Erlina juga menambahkan, ada pula hak-hak lain seperti cuti gugur kandung (keguguran) selama 1,5 bulan yang masih jarang orang ketahui.
“Bahkan, perempuan hamil juga dilarang bekerja pada shift 23.00-07.00 karena alasan kesehatan, tapi ini jarang diketahui,” papar Erlina.
Lebih lanjut, pun seandainya perusahaan sudah memberikan hak-hak pekerja perempuan tadi, biasanya muncul masalah lain. Kata Erlina, yang paling sering terjadi adalah sarana prasarana tempat kerja yang tidak mendukung.
“Misalnya, tidak ada ruang khusus memerah ASI. Padahal ini sangat dasar karena meski ibu sudah aktif bekerja, ASI eksklusif tetap harus diberikan,” jelas Erlina.
“Ada juga beberapa kasus ibu hamil yang kesulitan jalan tapi ruangan kerjanya ada di lantai dua. Jika perusahaan tidak punya lift, ini sebenarnya bisa diakali dengan memindah ruang kerja ke lantai dasar,” kata dia.
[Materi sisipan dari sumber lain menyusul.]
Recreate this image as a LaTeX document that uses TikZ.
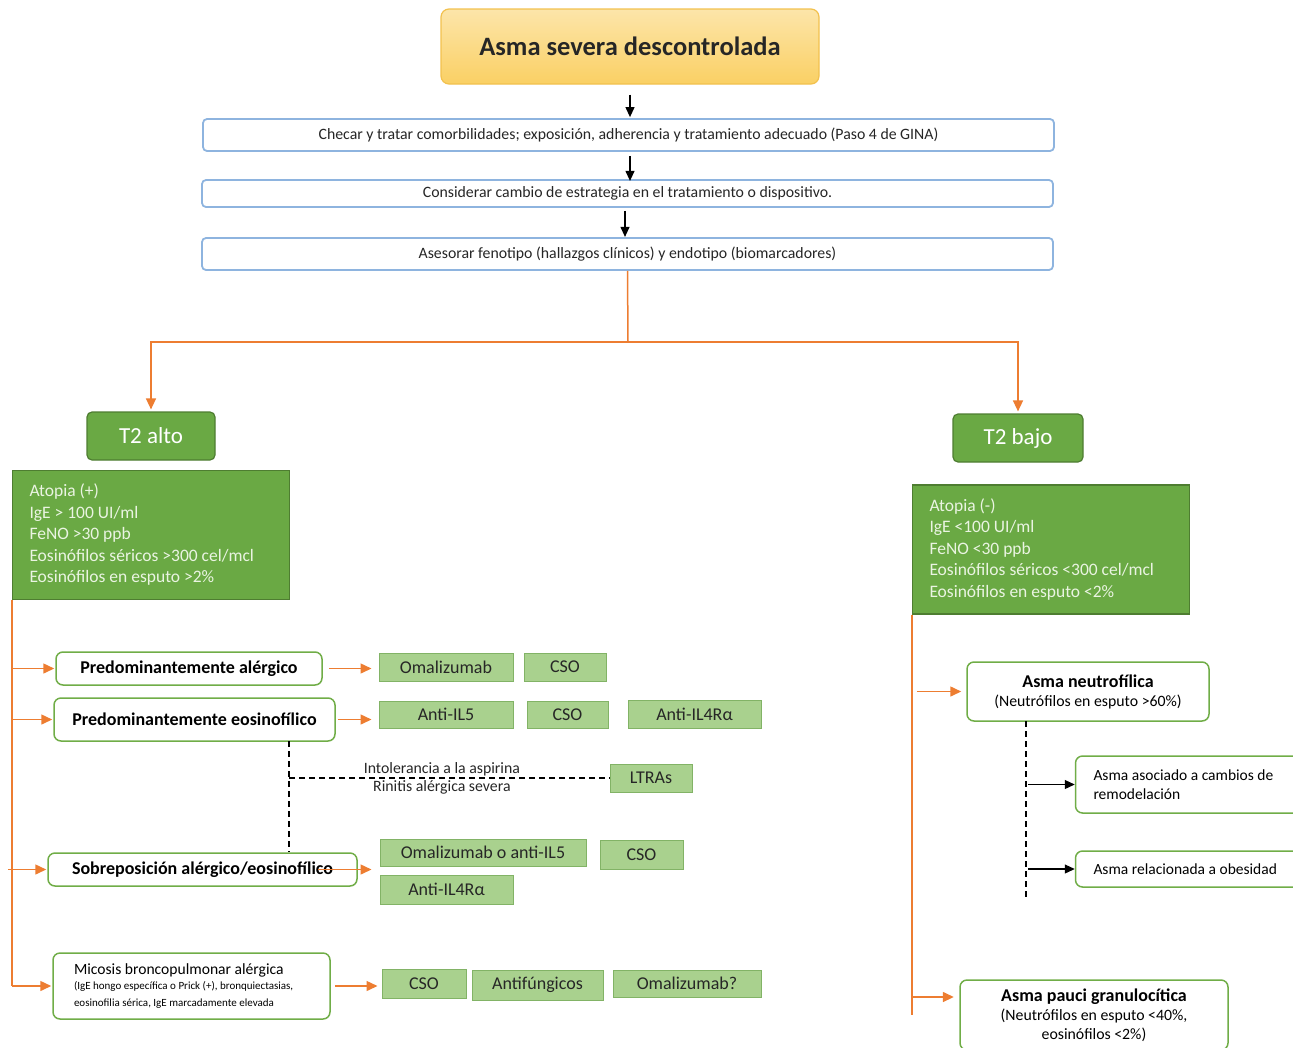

Rentan mengalami kekerasan seksual
Selain hak yang sering terabaikan, kata Erlina, perempuan juga rentan mengalami kekerasan seksual di tempat kerja. Berdasarkan data yang ia sampaikan, secara umum ada 825 dari 1.173 responden (70,9 persen) yang mengaku pernah mengalami kekerasan seksual di tempat kerja.
Bentuknya bisa bermacam-macam, mulai dari yang verbal seperti siulan, perkataan yang berkonotasi sensual; ataupun fisik seperti mencolek dan meraba. Dari 825 responden yang pernah mengalami kekerasan seksual, 70 persen di antaranya bahkan mengaku mendapatkan lebih dari satu bentuk kekersan.
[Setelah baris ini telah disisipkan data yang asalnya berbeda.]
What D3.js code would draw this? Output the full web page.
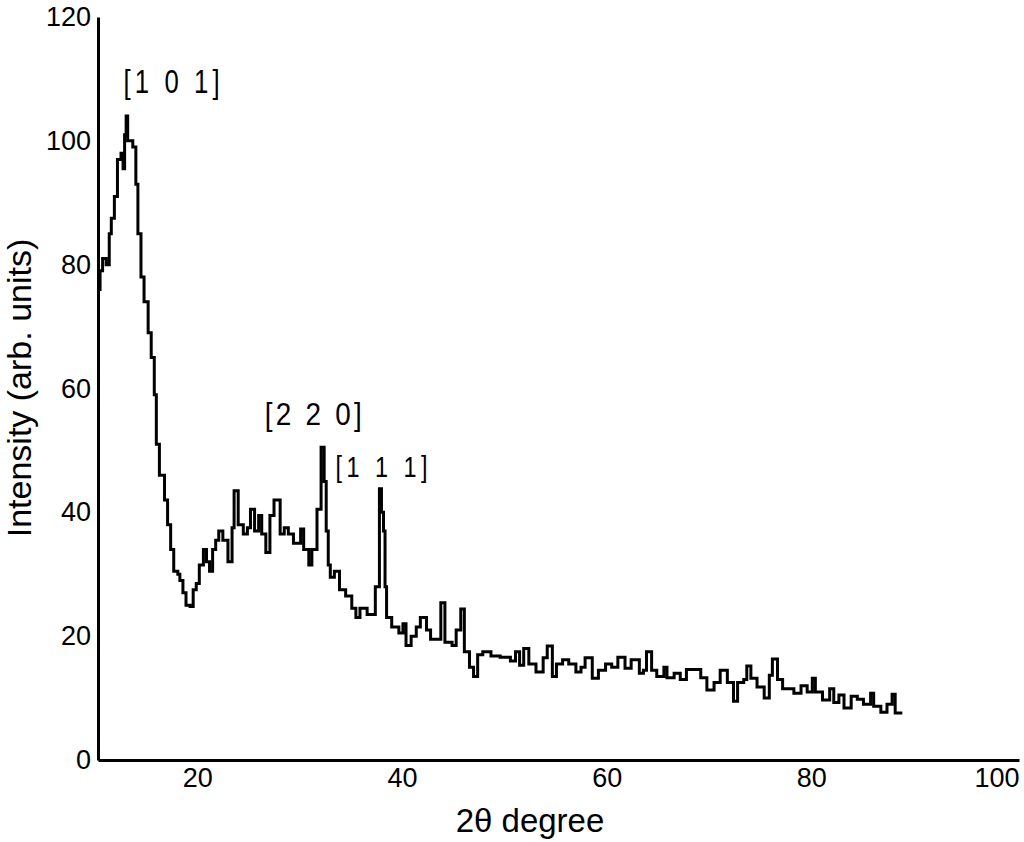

“Ini menunjukkan bahwa perempuan masih sangat rentan saat berada di lingkungan kerja,” tegas Erlina.
Di DIY sendiri, DP3AP2 DIY mengaku sulit untuk mendapatkan data pasti terkait kekerasan seksual di tempat kerja. Namun, Erlina memastikan bahwa pihaknya sudah punya upaya pencegahan dan penanganan masalah tersebut.
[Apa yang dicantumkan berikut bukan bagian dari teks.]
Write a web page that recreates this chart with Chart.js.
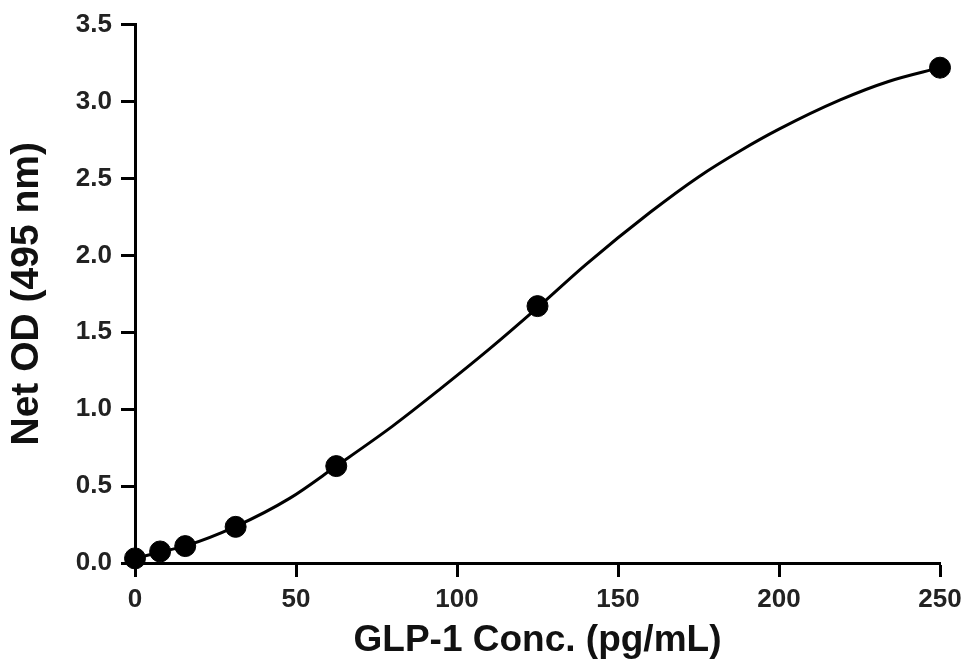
<!DOCTYPE html>
<html>
<head>
<meta charset="utf-8">
<script src="https://cdn.jsdelivr.net/npm/chart.js@4.4.1/dist/chart.umd.min.js"></script>
<style>
html,body{margin:0;padding:0;background:#fff;}
#c{display:block;}
</style>
</head>
<body>
<canvas id="c" width="970" height="669"></canvas>
<script>
// Measured standards
const concentrations = [0, 7.8, 15.6, 31.25, 62.5, 125, 250];
const odValues = [0.03, 0.075, 0.11, 0.235, 0.63, 1.67, 3.22];
// Fitted curve
const fitX = [0, 8, 16, 31, 48, 62.5, 80, 95, 110, 125, 140, 160, 175, 188, 200, 219, 234, 250];
const fitY = [0.03, 0.072, 0.113, 0.235, 0.42, 0.63, 0.89, 1.135, 1.39, 1.66, 1.94, 2.28, 2.51, 2.68, 2.82, 3.01, 3.13, 3.22];
// Axis ticks
const xTicks = [0, 50, 100, 150, 200, 250];
const yTicks = [0, 0.5, 1, 1.5, 2, 2.5, 3, 3.5];

const pts = concentrations.map((x, i) => ({x: x, y: odValues[i]}));
const fit = fitX.map((x, i) => ({x: x, y: fitY[i]}));

const fam = 'Liberation Sans, Arial, sans-serif';
const tickFont = {family: fam, size: 26, weight: 'bold'};

new Chart(document.getElementById('c'), {
  type: 'scatter',
  data: {
    datasets: [
      {
        data: fit,
        showLine: true,
        borderColor: '#000',
        borderWidth: 3,
        pointRadius: 0,
        cubicInterpolationMode: 'monotone',
        fill: false,
        clip: false,
        order: 2
      },
      {
        data: pts,
        showLine: false,
        backgroundColor: '#000',
        borderColor: '#000',
        pointRadius: 10.5,
        pointHoverRadius: 10.5,
        clip: false,
        order: 1
      }
    ]
  },
  options: {
    responsive: false,
    animation: false,
    devicePixelRatio: 1,
    layout: {padding: {left: 0, top: 22, right: 30, bottom: 0}},
    plugins: {legend: {display: false}, tooltip: {enabled: false}},
    scales: {
      x: {
        type: 'linear',
        min: 0, max: 250,
        afterBuildTicks: (s) => { s.ticks = xTicks.map(v => ({value: v})); },
        afterFit: (s) => { s.height = 106; },
        ticks: {font: tickFont, color: '#222', padding: 7, maxRotation: 0},
        grid: {drawOnChartArea: false, drawTicks: true, tickLength: 14, tickWidth: 3, tickColor: '#000', color: '#000'},
        border: {display: true, color: '#000', width: 3},
        title: {display: true, text: 'GLP-1 Conc. (pg/mL)', font: {family: fam, size: 37, weight: 'bold'}, color: '#111', padding: {top: 6, bottom: 6}}
      },
      y: {
        type: 'linear',
        min: 0, max: 3.5,
        afterBuildTicks: (s) => { s.ticks = yTicks.map(v => ({value: v})); },
        afterFit: (s) => { s.width = 135; },
        ticks: {font: tickFont, color: '#222', padding: 9, callback: (v) => Number(v).toFixed(1)},
        grid: {drawOnChartArea: false, drawTicks: true, tickLength: 14, tickWidth: 3, tickColor: '#000', color: '#000'},
        border: {display: true, color: '#000', width: 3},
        title: {display: true, text: 'Net OD (495 nm)', font: {family: fam, size: 39, weight: 'bold'}, color: '#111', padding: {top: 4, bottom: 4}}
      }
    }
  }
});
</script>
</body>
</html>
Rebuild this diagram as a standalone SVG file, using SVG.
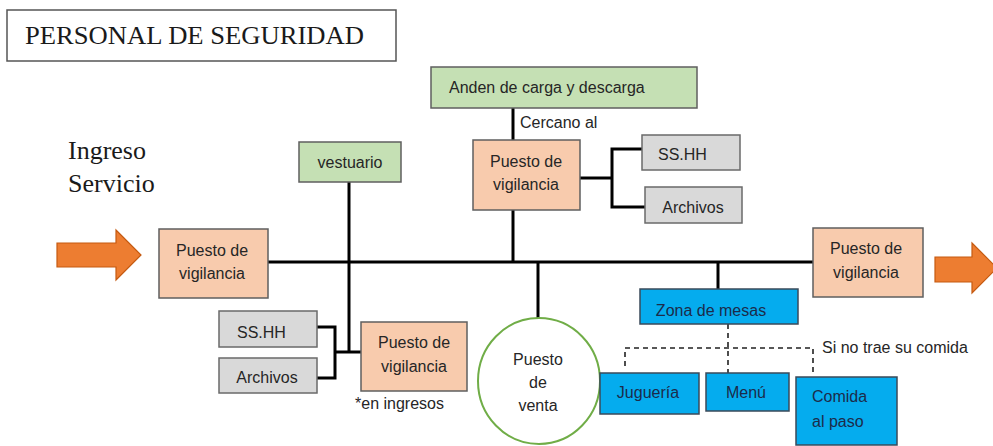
<svg xmlns="http://www.w3.org/2000/svg" width="993" height="446" viewBox="0 0 993 446">
<style>
.t{font-family:"Liberation Sans",Arial,sans-serif;font-size:16px;fill:#262626}
.tb{font-family:"Liberation Sans",Arial,sans-serif;font-size:16px;fill:#1c2b4a}
.serif{font-family:"Liberation Serif","Times New Roman",serif;font-size:26px;fill:#1a1a1a}
.peach{fill:#F8CBAD;stroke:#5f5f5f;stroke-width:1.5}
.green{fill:#C5E0B4;stroke:#5f5f5f;stroke-width:1.5}
.gray{fill:#D9D9D9;stroke:#6a6a6a;stroke-width:1.5}
.blue{fill:#05ACEE;stroke:#3a4a5a;stroke-width:1.5}
.arrow{fill:#ED7D31;stroke:#C55A11;stroke-width:1.2}
.ln{stroke:#000;stroke-width:3;fill:none}
.dash{stroke:#222;stroke-width:1.6;fill:none;stroke-dasharray:5 4}
.c{text-anchor:middle}
</style>
<g id="title">
<rect x="7" y="10" width="389" height="51" fill="#fff" stroke="#555" stroke-width="1.5"/>
<text class="serif" x="25" y="44" textLength="339" lengthAdjust="spacingAndGlyphs">PERSONAL DE SEGURIDAD</text>
</g>
<g id="ingreso-label">
<text class="serif" x="68" y="159">Ingreso</text>
<text class="serif" x="68" y="192">Servicio</text>
</g>
<g id="connectors">
<line class="ln" x1="268" y1="262" x2="814" y2="262"/>
<line class="ln" x1="513" y1="108" x2="513" y2="140"/>
<line class="ln" x1="513" y1="210" x2="513" y2="262"/>
<line class="ln" x1="580" y1="178" x2="612" y2="178"/>
<polyline class="ln" points="642,149 612,149 612,207 645,207"/>
<line class="ln" x1="349" y1="182" x2="349" y2="352"/>
<line class="ln" x1="335" y1="352" x2="361" y2="352"/>
<polyline class="ln" points="317,327 335,327 335,378 317,378"/>
<line class="ln" x1="538" y1="262" x2="538" y2="318"/>
<line class="ln" x1="718" y1="262" x2="718" y2="289"/>
<line class="dash" x1="728" y1="324" x2="728" y2="373"/>
<polyline class="dash" points="625,366 625,348 813,348 813,376"/>
</g>
<g id="arrow-in"><polygon class="arrow" points="57,243 116,243 116,230 141,255 116,280 116,267 57,267"/></g>
<g id="arrow-out"><polygon class="arrow" points="935,257 972,257 972,243 997,268 972,293 972,282 935,282"/></g>
<g id="anden">
<rect class="green" x="431" y="67" width="266" height="41"/>
<text class="t" x="449" y="93">Anden de carga y descarga</text>
</g>
<g id="cercano-label"><text class="t" x="520" y="128">Cercano al</text></g>
<g id="puesto-top">
<rect class="peach" x="473" y="140" width="107" height="70"/>
<text class="t c" x="526" y="167">Puesto de</text>
<text class="t c" x="526" y="190">vigilancia</text>
</g>
<g id="sshh-top">
<rect class="gray" x="642" y="135" width="98" height="35"/>
<text class="t" x="658" y="160">SS.HH</text>
</g>
<g id="archivos-top">
<rect class="gray" x="645" y="187" width="97" height="36"/>
<text class="t c" x="693" y="213">Archivos</text>
</g>
<g id="vestuario">
<rect class="green" x="299" y="142" width="102" height="40"/>
<text class="t c" x="350" y="168">vestuario</text>
</g>
<g id="puesto-left">
<rect class="peach" x="159" y="229" width="109" height="69"/>
<text class="t c" x="212" y="256">Puesto de</text>
<text class="t c" x="212" y="279">vigilancia</text>
</g>
<g id="sshh-low">
<rect class="gray" x="219" y="311" width="98" height="36"/>
<text class="t" x="237" y="338">SS.HH</text>
</g>
<g id="archivos-low">
<rect class="gray" x="219" y="358" width="98" height="35"/>
<text class="t c" x="267" y="383">Archivos</text>
</g>
<g id="puesto-low">
<rect class="peach" x="361" y="322" width="106" height="69"/>
<text class="t c" x="414" y="348">Puesto de</text>
<text class="t c" x="414" y="372">vigilancia</text>
<text class="t" x="355" y="409">*en ingresos</text>
</g>
<g id="puesto-venta">
<ellipse cx="539" cy="381" rx="61" ry="63" fill="#fff" stroke="#70AD47" stroke-width="2"/>
<text class="t c" x="538" y="365">Puesto</text>
<text class="t c" x="538" y="388">de</text>
<text class="t c" x="538" y="411">venta</text>
</g>
<g id="puesto-right">
<rect class="peach" x="813" y="228" width="110" height="69"/>
<text class="t c" x="866" y="254">Puesto de</text>
<text class="t c" x="866" y="278">vigilancia</text>
</g>
<g id="zona-mesas">
<rect class="blue" x="640" y="289" width="158" height="35"/>
<text class="tb c" x="711" y="316">Zona de mesas</text>
</g>
<g id="si-no-label"><text class="t" x="822" y="353">Si no trae su comida</text></g>
<g id="jugueria">
<rect class="blue" x="600" y="373" width="99" height="41"/>
<text class="tb c" x="648" y="398">Juguería</text>
</g>
<g id="menu">
<rect class="blue" x="706" y="373" width="83" height="38"/>
<text class="tb c" x="746" y="398">Menú</text>
</g>
<g id="comida-paso">
<rect class="blue" x="796" y="377" width="101" height="68"/>
<text class="tb" x="812" y="402">Comida</text>
<text class="tb" x="812" y="427">al paso</text>
</g>
</svg>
“Salah satunya melalui Gerakan Pekerja Perempuan Sehat Produktif (GP2SP) untuk menjamin dan melindungi hak serta keselamatan kerja perempuan,” jelasnya.
Pada 2021 lalu, GP2SP DIY meraih penghargaan Mitra Bhakti Husada dari Kementerian Kesehatan RI. Penghargaan ini merupakan apresiasi yang diberikan Kemenkes RI kepada mitra yang telah berperan dalam memberikan perlindungan kesehatan dan keselamatan kerja.
Selain GP2SP, DP3AP2 DIY juga punya program lain. Seperti sosialisasi kekerasan seksual kepada seluruh pekerja; membangun komitmen dengan perushaan terkait larangan dan sanksi atas kekerasan seksual; dan menerapkan SE Menaker No.3/2011 tentang Pedoman Pencegahan Kekerasan Seksual di Tempat Kerja.
DP3AP2 DIY juga merancang Zona Bebas Kekerasan dan Pelecehan Seksual di Tempat Kerja, Rumah Perlindungan Pekerja Perempuan (RP3), dan penyelesaian kasus kekerasan seksual di tempat kerja.
“Upaya itu adalah komitmen kami dalam mencegah dan menangani kekerasan seksual di tempat kerja,” pungkasnya.